Evolving hierarchical gene regulatory networks for morphogenetic pattern formation of swarm robotics

Abstract

Morphogenesis, the biological developmental process of multicellular organisms, is a robust self-organising mechanism for pattern formation governed by gene regulatory networks (GRNs). Recent findings suggest that GRNs often show the use of frequently recurring patterns termed network motifs. Inspired by these biological studies, this paper proposes a morphogenetic approach to pattern formation for swarm robots to entrap targets based on an evolving hierarchical gene regulatory network (EH-GRN). The proposed EH-GRN consists of two layers: the upper layer is for adaptive pattern generation where the GRN model is evolved by basic network motifs, and the lower layer is responsible for driving robots to the target pattern generated by the upper layer.
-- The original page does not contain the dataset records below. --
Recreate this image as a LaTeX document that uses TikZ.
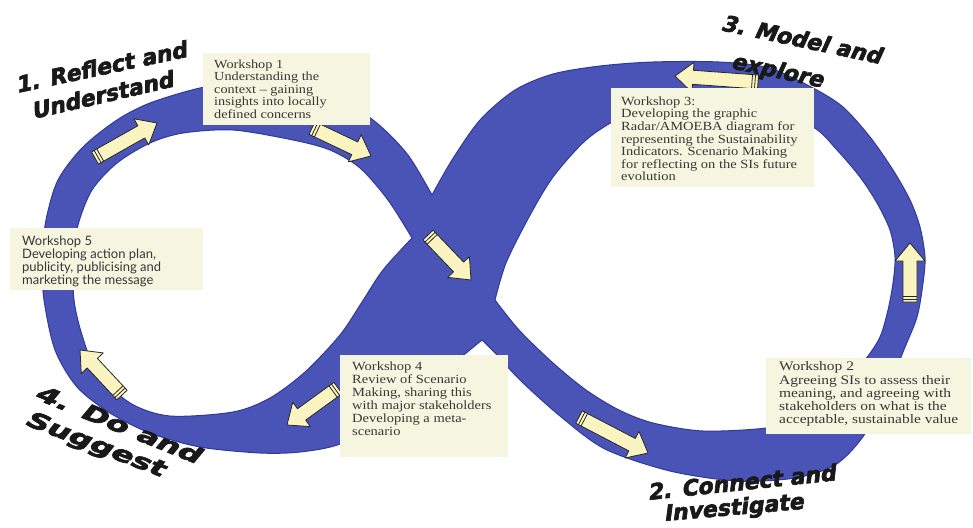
\documentclass[tikz,border=0pt]{standalone}
\usepackage{fontspec}
\usepackage{graphicx}
\usetikzlibrary{calc}
\newfontfamily\boxfont[FakeStretch=1.16]{Liberation Serif}
\newfontfamily\boxfontw[FakeStretch=1.19]{Liberation Serif}
\newfontfamily\sansbox{Lato}
\newfontfamily\stagefont[BoldFeatures={FakeSlant=0.22,FakeBold=3}]{DejaVu Sans}
\definecolor{bandblue}{RGB}{74,84,182}
\definecolor{bandedge}{RGB}{48,58,156}
\definecolor{boxcream}{RGB}{246,245,224}
\definecolor{arrowfill}{RGB}{250,245,192}
\definecolor{txtgray}{RGB}{55,55,55}
\tikzset{
  arrowbody/.style={fill=arrowfill,draw=black!85,line width=0.8pt,line join=round},
  arrowline/.style={draw=black!85,line width=0.8pt},
  wbox/.style={fill=boxcream,inner sep=0pt,anchor=north west},
  wtext/.style={anchor=north west,inner sep=0pt,align=left,text=txtgray},
  stage/.style={font=\stagefont\bfseries\fontsize{22}{22}\selectfont,text=black!90,inner sep=0pt,anchor=base west},
}
\newcommand{\flowarrow}[2]{%
  \coordinate (fa-hb) at ($(#2)!18pt!(#1)$);
  \coordinate (fa-s1) at ($(#1)!3pt!(#2)$);
  \coordinate (fa-s2) at ($(#1)!6pt!(#2)$);
  \filldraw[arrowbody] ($(#1)!7pt!90:(#2)$) -- ($(fa-hb)!7pt!90:(#2)$) -- ($(fa-hb)!15pt!90:(#2)$) -- (#2) -- ($(fa-hb)!15pt!-90:(#2)$) -- ($(fa-hb)!7pt!-90:(#2)$) -- ($(#1)!7pt!-90:(#2)$) -- cycle;
  \draw[arrowline] ($(fa-s1)!7pt!90:(#2)$) -- ($(fa-s1)!7pt!-90:(#2)$);
  \draw[arrowline] ($(fa-s2)!7pt!90:(#2)$) -- ($(fa-s2)!7pt!-90:(#2)$);
}
\begin{document}
\begin{tikzpicture}[x=1pt,y=-1pt]
\useasboundingbox (0,0) rectangle (973,527);
% the infinity band
\path[fill=bandblue,draw=bandedge,line width=1pt,even odd rule]
  plot[smooth] coordinates {(432,195) (452,160) (480,120) (515,90) (553,74) (600,66) (653,62) (719,62) (769,68) (813,88) (843,107) (870,137) (893,170) (910,200) (920,227) (925,257) (923,283) (917,317) (903,352) (885,398) (862,438) (835,465) (795,478) (737,481) (670,471) (605,449) (560,416) (520,380) (498,356) (482,340)}
  -- plot[smooth] coordinates {(482,340) (455,362) (420,390) (380,420) (340,444) (300,452) (260,453) (200,447) (150,433) (110,413) (77,387) (55,350) (44,300) (42,260) (46,220) (58,180) (83,147) (117,120) (150,103) (200,88) (245,82) (300,87) (345,102) (378,124) (408,155) (432,195)} -- cycle
  plot[smooth] coordinates {(412,238) (388,200) (360,168) (330,150) (293,140) (233,130) (183,133) (150,143) (117,163) (92,190) (78,225) (73,260) (74,300) (82,335) (97,372) (130,403) (170,416) (233,412) (270,398) (305,372) (340,335) (362,302) (383,270) (412,238)} -- cycle
  plot[smooth] coordinates {(495,300) (506,263) (529,217) (553,177) (586,140) (620,118) (660,105) (710,100) (762,107) (813,127) (837,150) (860,177) (877,203) (890,230) (895,257) (893,283) (888,310) (880,337) (865,360) (835,395) (800,418) (766,428) (703,431) (653,423) (619,410) (586,390) (553,363) (519,330) (495,300)} -- cycle;
% arrows
\coordinate (a1t) at (95,158);  \coordinate (a1h) at (157,123);
\coordinate (a2t) at (312,128); \coordinate (a2h) at (371,156);
\coordinate (a3t) at (428,235); \coordinate (a3h) at (471,280);
\coordinate (a4t) at (579,417); \coordinate (a4h) at (648,453);
\coordinate (a5t) at (910,302); \coordinate (a5h) at (910,243);
\coordinate (a6t) at (758,82);  \coordinate (a6h) at (675,76);
\coordinate (a7t) at (338,388); \coordinate (a7h) at (287,425);
\coordinate (a8t) at (122,395); \coordinate (a8h) at (80,350);
\flowarrow{a1t}{a1h}
\flowarrow{a2t}{a2h}
\flowarrow{a3t}{a3h}
\flowarrow{a4t}{a4h}
\flowarrow{a5t}{a5h}
\flowarrow{a6t}{a6h}
\flowarrow{a7t}{a7h}
\flowarrow{a8t}{a8h}
% workshop boxes
\node[wbox,minimum width=167pt,minimum height=72pt] (w1box) at (203,53) {};
\node[wtext,font=\boxfont\fontsize{12.3}{12.5}\selectfont] (w1text) at (214,59.5) {Workshop 1\\Understanding the\\context – gaining\\insights into locally\\defined concerns};
\node[wbox,minimum width=203pt,minimum height=99pt] (w3box) at (611,88) {};
\node[wtext,font=\boxfont\fontsize{12.5}{12.6}\selectfont] (w3text) at (621,96.5) {Workshop 3:\\Developing the graphic\\Radar/AMOEBA diagram for\\representing the Sustainability\\Indicators. Scenario Making\\for reflecting on the SIs future\\evolution};
\node[wbox,minimum width=193pt,minimum height=62pt] (w5box) at (10,228) {};
\node[wtext,font=\sansbox\fontsize{13}{11.8}\selectfont] (w5text) at (22,236) {Workshop 5\\Developing action plan,\\publicity, publicising and\\marketing the message};
\node[wbox,minimum width=168pt,minimum height=102pt] (w4box) at (340,355) {};
\node[wtext,font=\boxfont\fontsize{12.5}{13}\selectfont] (w4text) at (352,361.5) {Workshop 4\\Review of Scenario\\Making, sharing this\\with major stakeholders\\Developing a meta-\\scenario};
\node[wbox,minimum width=205pt,minimum height=76pt] (w2box) at (766,358) {};
\node[wtext,font=\boxfontw\fontsize{13}{13.3}\selectfont] (w2text) at (779,361.5) {Workshop 2\\Agreeing SIs to assess their\\meaning, and agreeing with\\stakeholders on what is the\\acceptable, sustainable value};
% stage labels
\node[stage,rotate=12] (s1a) at (17,93) {1. Reflect and};
\node[stage,rotate=13] (s1b) at (33,119) {Understand};
\node[stage,rotate=-12] (s3a) at (720,30) {3. Model and};
\node[stage,rotate=-12] (s3b) at (730,68) {explore};
\node[stage,rotate=6] (s2a) at (648,500) {2. Connect and};
\node[stage,rotate=5] (s2b) at (664,521) {Investigate};
\node[stage,rotate=-22] (s4a) at (33,398) {\scalebox{1.45}[1]{4. Do and}};
\node[stage,rotate=-21] (s4b) at (23,424) {\scalebox{1.45}[1]{Suggest}};
\end{tikzpicture}
\end{document}
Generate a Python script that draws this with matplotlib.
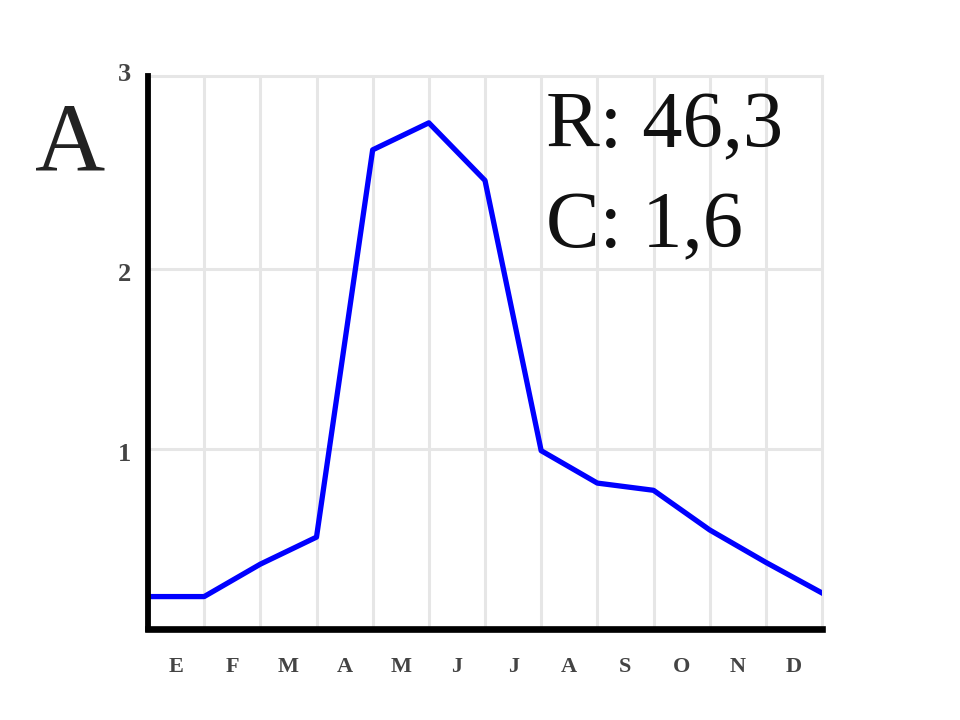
import matplotlib.pyplot as plt
import numpy as np

# month labels (Spanish initials) and values at month boundaries
months = ['E', 'F', 'M', 'A', 'M', 'J', 'J', 'A', 'S', 'O', 'N', 'D']
boundary_vals = [0.18, 0.18, 0.36, 0.51, 2.66, 2.81, 2.49, 0.99, 0.81, 0.77, 0.55, 0.37, 0.20]
ytick_vals = [1, 2, 3]
panel_label = 'A'
stat_lines = ['R: 46,3', 'C: 1,6']

serif = ['Liberation Serif', 'DejaVu Serif']

fig = plt.figure(figsize=(9.6, 7.2), dpi=100)
ax = fig.add_axes([148/960, 1 - 629/720, (822 - 148)/960, (629 - 76)/720])

x = np.arange(len(boundary_vals))
ax.plot(x, boundary_vals, color='#0000ff', lw=3.8, solid_joinstyle='round', zorder=3)

ax.set_xlim(0, 12)
ax.set_ylim(0, 3.07)

# grid
for xv in range(1, 12):
    ax.axvline(xv, color='#e6e6e6', lw=2.2, zorder=1)
for yv in ytick_vals[:2]:
    ax.axhline(yv, color='#e6e6e6', lw=2.2, zorder=1)

for s in ['top', 'right']:
    ax.spines[s].set_color('#e6e6e6')
    ax.spines[s].set_linewidth(2.2)
ax.spines['left'].set_linewidth(4.2)
ax.spines['bottom'].set_linewidth(4.8)
ax.spines['left'].set_zorder(4)
ax.spines['bottom'].set_zorder(4)

ax.set_xticks(np.arange(12) + 0.5)
ax.set_xticklabels(months, family=serif, fontsize=16, fontweight='bold', color='#444444')
ax.set_yticks([])
ax.tick_params(axis='x', length=0, pad=20)

for yv in ytick_vals:
    ypos = min(yv, 3.07)
    dy = 0.08 if yv == 3 else -0.03
    ax.text(-0.3, ypos + dy, str(yv), ha='right', va='center',
            family=serif, fontsize=19, fontweight='bold', color='#444444')

fig.text(70/960, 1 - 146/720, panel_label, ha='center', va='center',
         family=serif, fontsize=70, color='#222222')
fig.text(546/960, 1 - 128/720, stat_lines[0], ha='left', va='center',
         family=serif, fontsize=58, color='#111111')
fig.text(546/960, 1 - 228/720, stat_lines[1], ha='left', va='center',
         family=serif, fontsize=58, color='#111111')

fig.savefig('out.png', dpi=100)
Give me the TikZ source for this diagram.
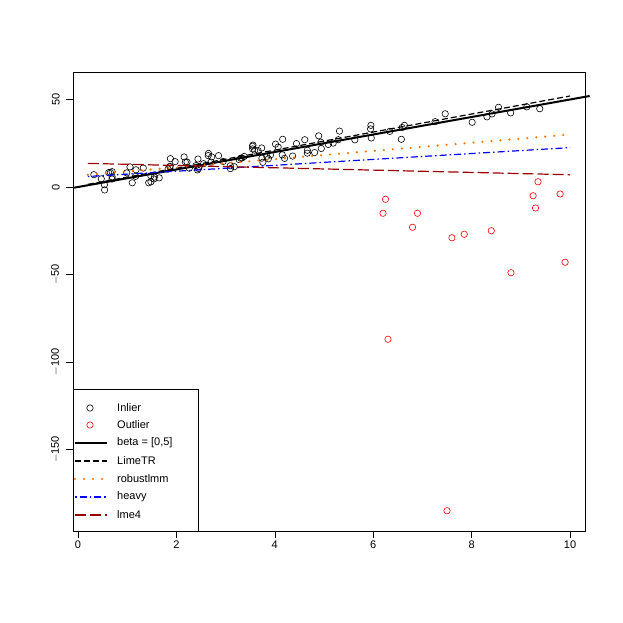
\documentclass[tikz,border=0pt]{standalone}
\usepackage{fontspec}
\setmainfont{Liberation Sans}
\usetikzlibrary{positioning}

\begin{document}
\begin{tikzpicture}[
    x=1pt, y=-1pt,
    font=\fontsize{11}{13}\selectfont,
    pt/.style={circle, draw, inner sep=0pt, minimum size=6.4pt, line width=0.6pt},
    inl/.style={pt, draw=black},
    outl/.style={pt, draw=red},
    betaline/.style={line width=2pt, draw=black},
    limeline/.style={line width=1.2pt, draw=black, dash pattern=on 6pt off 3pt},
    robustline/.style={line width=2.4pt, draw=orange!90!red, dash pattern=on 0pt off 9pt, line cap=round},
    heavyline/.style={line width=1.2pt, draw=blue, dash pattern=on 1.5pt off 3pt on 7pt off 3pt},
    lmeline/.style={line width=1.2pt, draw=red!60!black, dash pattern=on 11pt off 4pt},
    tick/.style={line width=0.5pt}
]
    \useasboundingbox (0,0) rectangle (623,623);
    % frame and axes
    \draw[tick] (73,72) rectangle (585,531);
    \foreach \v in {0,2,...,10}
        \draw[tick] ({78+49.2*\v},531) -- ({78+49.2*\v},538)
            node[below=3pt, inner sep=0pt] (xt\v) {\v};
    \foreach \v/\t in {50/50,0/0,-50/$-$50,-100/$-$100,-150/$-$150}
        \draw[tick] (73,{187-1.75*\v}) -- (66,{187-1.75*\v})
            node[left=6pt, inner sep=0pt, rotate=90, anchor=south] (yt\v) {\t};

    % data
    \begin{scope}[shift={(78,187)}, x=49.2pt, y=1.75pt]
        \pgfmathsetseed{5}
        \foreach \i in {1,...,78} {
            \pgfmathsetmacro\xx{0.25+5.1*rnd}
            \pgfmathsetmacro\yy{5*\xx+1+6*rand}
            \node[inl] (in\i) at (\xx,\yy) {};
        }
        \foreach \i in {1,...,17} {
            \pgfmathsetmacro\xx{5.4+4.4*rnd}
            \pgfmathsetmacro\yy{5*\xx+6*rand}
            \node[inl] (ix\i) at (\xx,\yy) {};
        }
        \foreach \xx/\yy [count=\i] in {6.2/-15,6.25/-7,6.3/-87,6.8/-23,6.9/-15,
            7.5/-185,7.6/-29,7.85/-27,8.4/-25,8.8/-49,9.25/-5,9.3/-12,
            9.35/3,9.8/-4,9.9/-43}
            \node[outl] (out\i) at (\xx,\yy) {};
        \coordinate (b0) at (-0.1,-0.5);
        \coordinate (b1) at (10.4,52);
        \coordinate (l0) at (0.2,1.5);
        \coordinate (l1) at (10,52);
        \coordinate (r0) at (0.2,7);
        \coordinate (r1) at (10,30);
        \coordinate (h0) at (0.2,6);
        \coordinate (h1) at (10,22.5);
        \coordinate (m0) at (0.2,13.5);
        \coordinate (m1) at (10,7);
        \draw[betaline] (b0) -- (b1);
        \draw[limeline] (l0) -- (l1);
        \draw[robustline] (r0) -- (r1);
        \draw[heavyline] (h0) -- (h1);
        \draw[lmeline] (m0) -- (m1);
    \end{scope}

    % legend
    \draw[tick, fill=white] (73,389) rectangle (198,531);
    \node[inl] (kin) at (90,408) {};
    \node[outl] (kout) at (90,425) {};
    \foreach \s/\n/\y in {betaline/kb/443,limeline/kl/461,robustline/kr/479,heavyline/kh/497,lmeline/km/515} {
        \coordinate (\n0) at (75,\y);
        \coordinate (\n1) at (107,\y);
        \draw[\s] (\n0) -- (\n1);
    }
    \foreach \t/\y [count=\i] in {Inlier/408,Outlier/425,{beta = [0,5]}/443,LimeTR/461,
        robustlmm/479,heavy/497,lme4/515}
        \node[anchor=west, inner sep=0pt] (lab\i) at (117,\y) {\t};
\end{tikzpicture}
\end{document}
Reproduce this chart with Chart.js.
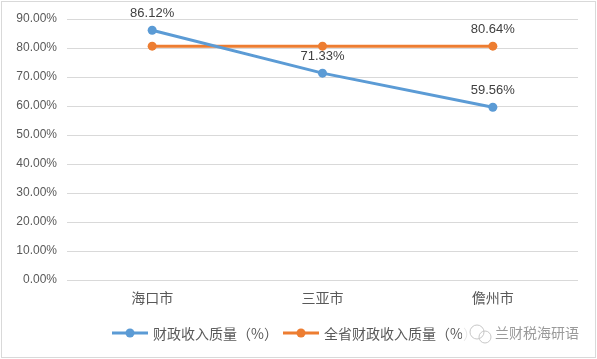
<!DOCTYPE html>
<html><head><meta charset="utf-8">
<script src="https://cdn.jsdelivr.net/npm/chart.js@4/dist/chart.umd.min.js"></script>
<style>
html,body{margin:0;padding:0;background:#fff;}
#wrap{position:relative;width:597px;height:359px;}
canvas{display:block;}
</style></head>
<body><div id="wrap"><canvas id="c" width="597" height="359"></canvas></div>
<script>
const categories = ["海口市", "三亚市", "儋州市"];
const cityQuality = [86.12, 71.33, 59.56];
const provinceQuality = [80.64, 80.64, 80.64];
const seriesNames = ["财政收入质量（%）", "全省财政收入质量（%）"];
const yTicks = [0, 10, 20, 30, 40, 50, 60, 70, 80, 90];
const labelShown = [[true, true, true], [false, false, true]];
const watermark = "兰财税海研语";

const BLUE = "#5B9BD5", ORANGE = "#ED7D31";
const CJK = "'Noto Sans CJK SC', sans-serif";
const NUM = "'Liberation Sans', Arial, sans-serif";

const framePlugin = {
  id: "frame",
  beforeDraw(chart) {
    const ctx = chart.ctx;
    ctx.save();
    ctx.fillStyle = "#fff";
    ctx.fillRect(0, 0, chart.width, chart.height);
    ctx.strokeStyle = "#d9d9d9";
    ctx.lineWidth = 1;
    ctx.strokeRect(1.5, 1.5, chart.width - 3, chart.height - 3);
    ctx.restore();
  },
  afterDatasetsDraw(chart) {
    const ctx = chart.ctx;
    ctx.save();
    // data labels
    ctx.font = "13px " + NUM;
    ctx.fillStyle = "#404040";
    ctx.textAlign = "center";
    ctx.textBaseline = "middle";
    chart.data.datasets.forEach((ds, di) => {
      const meta = chart.getDatasetMeta(di);
      meta.data.forEach((pt, i) => {
        if (!labelShown[di][i]) return;
        ctx.fillText(ds.data[i].toFixed(2) + "%", pt.x, pt.y - 17);
      });
    });
    // legend
    const ly = 333;
    const items = [{x: 112, color: BLUE}, {x: 283, color: ORANGE}];
    chart.data.datasets.forEach((ds, di) => {
      const it = items[di];
      ctx.strokeStyle = it.color;
      ctx.lineWidth = 3;
      ctx.beginPath();
      ctx.moveTo(it.x, ly);
      ctx.lineTo(it.x + 36, ly);
      ctx.stroke();
      ctx.fillStyle = it.color;
      ctx.beginPath();
      ctx.arc(it.x + 18, ly, 4.5, 0, Math.PI * 2);
      ctx.fill();
      ctx.fillStyle = "#595959";
      ctx.font = "14px " + CJK;
      ctx.textAlign = "left";
      ctx.fillText(ds.label, it.x + 41, ly + 1);
    });
    // watermark
    ctx.fillStyle = "rgba(255,255,255,0.85)";
    ctx.fillRect(462, 320, 120, 26);
    ctx.strokeStyle = "#c8c8c8";
    ctx.lineWidth = 1;
    ctx.beginPath();
    ctx.arc(477, 332, 7, 0, Math.PI * 2);
    ctx.stroke();
    ctx.beginPath();
    ctx.arc(485, 337, 6, 0, Math.PI * 2);
    ctx.stroke();
    ctx.fillStyle = "#9a9a9a";
    ctx.font = "14px " + CJK;
    ctx.textAlign = "left";
    ctx.fillText(watermark, 495, 333);
    ctx.restore();
  }
};

new Chart(document.getElementById("c"), {
  type: "line",
  data: {
    labels: categories,
    datasets: [
      {label: seriesNames[0], data: cityQuality, borderColor: BLUE, backgroundColor: BLUE,
       borderWidth: 3, pointRadius: 4.5, pointBackgroundColor: BLUE, pointBorderWidth: 0, tension: 0},
      {label: seriesNames[1], data: provinceQuality, borderColor: ORANGE, backgroundColor: ORANGE,
       borderWidth: 3, pointRadius: 4.5, pointBackgroundColor: ORANGE, pointBorderWidth: 0, tension: 0}
    ]
  },
  options: {
    responsive: false,
    animation: false,
    devicePixelRatio: 1,
    layout: {padding: {left: 0, top: 19, right: 19, bottom: 0}},
    plugins: {legend: {display: false}, tooltip: {enabled: false}},
    scales: {
      x: {
        offset: true,
        grid: {display: false, drawTicks: false},
        border: {display: false},
        ticks: {font: {family: CJK, size: 14}, color: "#595959", padding: 9},
        afterFit(a) { a.height = 79; }
      },
      y: {
        min: 0, max: 90,
        afterBuildTicks(a) { a.ticks = yTicks.map(v => ({value: v})); },
        grid: {color: "#d9d9d9", lineWidth: 1, drawTicks: false},
        border: {display: false},
        ticks: {font: {family: NUM, size: 12}, color: "#595959", padding: 10,
                callback: v => Number(v).toFixed(2) + "%"},
        afterFit(a) { a.width = 67; }
      }
    }
  },
  plugins: [framePlugin]
});
</script></body></html>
Obstacle information is introduced as one of environmental inputs along with that of targets in order to generate patterns adaptive to unknown environmental changes. Besides, splitting or merging of multiple patterns resulting from target movement is addressed by the inherent feature of the upper layer and the k-means clustering algorithm. Numerical simulations have been performed for scenarios containing static/moving targets and obstacles to validate the effectiveness and benefit of the proposed approach for complex shape generation in dynamic environments.